When you are battling to become the best and you have that fiery ambition for success, it’s not easy always being second fiddle. Second best? Yay. Of course it is frustrating and of course, at some point, you feel the need to turn the picture around and say we are in charge now. Today, we follow the long journey of a team that has had too many ‘almost’ moments in its history, but currently enjoys growing momentum in a context where everything seems possible – the Premier League never ceases to surprise the fans, providing so many unexpected heroes and zeros. The perfect framework for those epic sports dramas.
Have you grown accustomed to seeing Manchester City as a football powerhouse? You should, because they are an absolute avalanche right now and it doesn’t look like they’re retracting any time soon. But just know that it wasn’t always like that…
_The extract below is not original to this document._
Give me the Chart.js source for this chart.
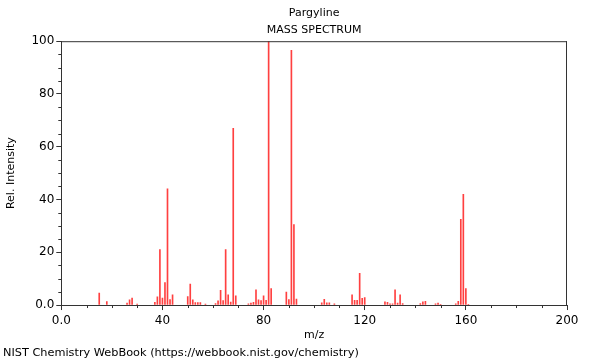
<!DOCTYPE html>
<html>
<head>
<meta charset="utf-8">
<script src="https://cdn.jsdelivr.net/npm/chart.js@4"></script>
<style>
  html, body { margin: 0; padding: 0; background: #fff; }
  #wrap { width: 600px; height: 360px; }
</style>
</head>
<body>
<div id="wrap"><canvas id="spectrum" width="600" height="360"></canvas></div>
<script>
// m/z values and relative intensities
const mz = [15, 18, 26, 27, 28, 30, 37, 38, 39, 40, 41, 42, 43, 44,
  50, 51, 52, 53, 54, 55, 57, 61, 62, 63, 64, 65, 66, 67, 68, 69,
  74, 75, 76, 77, 78, 79, 80, 81, 82, 83, 89, 90, 91, 92, 93,
  103, 104, 105, 106, 108, 115, 116, 117, 118, 119, 120,
  128, 129, 130, 131, 132, 133, 134, 135, 142, 143, 144,
  148, 149, 150, 156, 157, 158, 159, 160, 161];
const intensity = [4.5, 1.3, 0.7, 2.0, 2.6, 0.4, 1.0, 3.1, 21, 2.6, 8.5, 44, 2.1, 3.9,
  3.2, 7.9, 2.0, 0.9, 0.9, 0.9, 0.4, 0.6, 1.6, 5.6, 1.7, 21, 3.9, 1.1, 67, 3.5,
  0.5, 0.7, 1.0, 5.8, 2.0, 1.7, 3.5, 1.8, 100, 6.2, 4.9, 2.1, 96.5, 30.5, 2.3,
  0.8, 2.2, 0.8, 0.8, 0.5, 3.9, 1.8, 1.8, 12, 2.5, 2.8,
  1.2, 1.0, 0.5, 0.5, 5.8, 0.7, 3.9, 0.6, 0.6, 1.2, 1.4,
  0.5, 0.7, 0.3, 0.5, 1.4, 32.5, 42, 6.2, 0.3];

const xMajor = [0, 40, 80, 120, 160, 200];
const yMajor = [0, 20, 40, 60, 80, 100];

const font = "'DejaVu Sans', sans-serif";
const axisColor = '#333';

const peaks = mz.map(function (m, i) { return { x: m, y: intensity[i] }; });

function tickLabel(v) {
  return v === 0 ? '0.0' : String(v);
}

// top/right frame lines and short minor ticks
const frame = {
  id: 'frame',
  afterDraw(chart) {
    const ctx = chart.ctx;
    const a = chart.chartArea;
    ctx.save();
    ctx.strokeStyle = axisColor;
    ctx.lineWidth = 1;
    ctx.beginPath();
    ctx.moveTo(a.left, a.top + 0.5);
    ctx.lineTo(a.right, a.top + 0.5);
    ctx.moveTo(a.right - 0.5, a.top);
    ctx.lineTo(a.right - 0.5, a.bottom);
    ctx.stroke();

    ctx.beginPath();
    const xs = chart.scales.x;
    xs.ticks.forEach(function (t) {
      if (xMajor.indexOf(t.value) < 0) {
        const px = Math.round(xs.getPixelForValue(t.value)) + 0.5;
        ctx.moveTo(px, a.bottom);
        ctx.lineTo(px, a.bottom + 3);
      }
    });
    const ys = chart.scales.y;
    ys.ticks.forEach(function (t) {
      if (yMajor.indexOf(t.value) < 0) {
        const py = Math.round(ys.getPixelForValue(t.value)) + 0.5;
        ctx.moveTo(a.left, py);
        ctx.lineTo(a.left - 3, py);
      }
    });
    ctx.stroke();
    ctx.restore();
  }
};

new Chart(document.getElementById('spectrum').getContext('2d'), {
  type: 'bar',
  data: {
    datasets: [{
      data: peaks,
      backgroundColor: 'rgba(255,0,0,0.75)',
      borderWidth: 0,
      barThickness: 1
    }]
  },
  options: {
    responsive: false,
    animation: false,
    layout: { padding: { left: 3, right: 33, top: 0, bottom: 0 } },
    plugins: {
      legend: { display: false },
      tooltip: { enabled: false },
      title: {
        display: true,
        text: ['Pargyline', 'MASS SPECTRUM'],
        fullSize: false,
        color: '#000',
        font: { family: font, size: 11, weight: 'normal', lineHeight: 1.6 },
        padding: { top: 4, bottom: 2 }
      },
      subtitle: {
        display: true,
        position: 'bottom',
        align: 'start',
        text: 'NIST Chemistry WebBook (https://webbook.nist.gov/chemistry)',
        color: '#000',
        font: { family: font, size: 11.3, weight: 'normal', lineHeight: 1.2 },
        padding: { top: 2, bottom: 0 }
      }
    },
    scales: {
      x: {
        type: 'linear',
        min: 0,
        max: 200,
        offset: false,
        grid: {
          offset: false,
          drawOnChartArea: false,
          tickLength: 5,
          tickColor: function (c) {
            return xMajor.indexOf(c.tick.value) >= 0 ? axisColor : 'rgba(0,0,0,0)';
          }
        },
        border: { color: axisColor },
        ticks: {
          stepSize: 10,
          autoSkip: false,
          maxRotation: 0,
          color: '#000',
          font: { family: font, size: 12 },
          padding: 4,
          callback: function (v) { return xMajor.indexOf(v) >= 0 ? tickLabel(v) : ''; }
        },
        title: {
          display: true,
          text: 'm/z',
          color: '#000',
          font: { family: font, size: 11 },
          padding: { top: 2, bottom: 2.5 }
        },
        afterFit: function (s) { s.height = 39.4; }
      },
      y: {
        min: 0,
        max: 100,
        grid: {
          drawOnChartArea: false,
          tickLength: 5,
          tickColor: function (c) {
            return yMajor.indexOf(c.tick.value) >= 0 ? axisColor : 'rgba(0,0,0,0)';
          }
        },
        border: { color: axisColor },
        ticks: {
          stepSize: 5,
          autoSkip: false,
          color: '#000',
          font: { family: font, size: 12 },
          padding: 2,
          callback: function (v) { return yMajor.indexOf(v) >= 0 ? tickLabel(v) : ''; }
        },
        title: {
          display: true,
          text: 'Rel. Intensity',
          color: '#000',
          font: { family: font, size: 11 },
          padding: { top: 2, bottom: 0 }
        },
        afterFit: function (s) { s.width = 58.3; }
      }
    }
  },
  plugins: [frame]
});
</script>
</body>
</html>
St. Mark’s in 1880, Ardwick Association F.C. in 1887 and finally Manchester City in 1894. After winning their first FA Cup in 1904 (first football team from Manchester to win a major trophy, surprisingly enough), the greater part of the squad was suspended following financial complications and they would have to wait 30 years for another FA Cup. In 1934, a year after losing one of many finals, City set a record that still stands until today: almost 85,000 thousand people watching a 6th round match against Stoke City, highest attendance ever in English football.
After more lost finals and Second Division streaks, the club’s most bright decade would begin in 1965, when Joe Mercer took over. Second Divison title in first year, League title in the third, FA Cup in the fourth, European Cup Winner’s Cup in the fifth…even though they had to face some unnerving second places in the championship, it was clearly the club’s moment as one of England’s top teams – that is, until the last few years.
Through the latter stages of the 20th century, a long decline loomed, with City falling as low as mid-table in Division One (third tier in national competitions). In 2003, fans kissed the old Maine Road stadium goodbye and welcomed the City of Manchester Stadium. It was the warm-up phase of the club’s rebirth. The Abu Dhabi United Group (an Arab investment company) bought City and big spending came flying in since day one. The message was clear: Manchester City would clean their reputation and become one of the best in the world. After a couple of years tweaking their strategy, they finally found their groove when expensive players found chemistry among them. The FA Cup returned to the Etihad Stadium in 2011, more than 30 years since the last major trophy, and fans finally had to agree with the new route.
The next year, a title that no English football fan will ever forget, the first in 44 years. With two goals in injury time, City won the Premier League in a dramatic, heart-stopping fashion. That magical moment sent Agüero, Mancini and the rest of them to a divine spot amongst the team’s supporters. The importance of that match against is not confined to the trophy – it also meant the development of a winning mentality: as a result, Mauricio Pellegrini would repeat the feat two years later.
Some would argue that money just kept on coming, but this game is so magically unpredictable that if you just focus on what’s happening inside the pitch, you quickly forget about squad budgets and gigantic sponsorships. Through their two winning streaks, the Citizens have gathered:
- 4 Premier Leagues
- 5 FA Cups
- 4 League Cups
- 4 FA Community Shields (5th most wins)
- 1 European Cup Winners’ Cup
When we look at the predominant figures of the club’s history, the emphasis on the 21st century reinforces the fact that the club is making history as we speak:
- Joe Mercer – So far, the most successful coach in the club’s history. Sparked success in the 1960’s;
- Bert Trautmann – Over 500 games with the Citizen’s shirt, this agile goalkeeper broke his neck on the 1956 FA Cup final…and he kept playing!;
- Colin Bell – An unforgettable midfielder who lead the team’s first bright era, the King of the Kippax currently has one of the Etihad Stadium’s stands named after him;
- Mike Summerbee – Just 8 international caps, but this prolific right winger made his mark on the team that won 4 major trophies in three seasons in the late 1960’s;
- David Silva – A token of Man. City’s new beginning. Since coming up in Valencia, the Spanish maestro has sprawled magic in the Premier League;
- Sergio Agüero – Top goalscorer of all time with 131 goals (and counting), ‘Kun’ Agüero is still going strong. And that screamer goal at 93:20…chills. So many chills.
Manchester City is probably the best incarnation of the post-modern football age that we face today (maybe alongside Paris Saint-Germain). Yes, you need ludicrous expenditure to bring in a bunch of world-class players; yes, you need tons of investment in infrastructure to give players and fans access to advanced facilities; but most importantly, you need a plan. If I said this once, I said it a thousand times: Permanent planning is so crucial. If they didn’t have it, they would have fallen again by now. But the truth is, almost ten years after their new ownership structure changed, there is not a single team on this planet that sees them as an easy target.
The historical discrepancy towards rivals Man. United, however, is a lot more difficult to change in the near future – 72 losses, 51 wins and 52 draws. Besides, the Red Devils are England’s most successful team when it comes to major accolades. That will be the real longevity test for them: it’s not enough to just steal the throne, they really need to hang on to it in order to make a true stand in this new footballing world.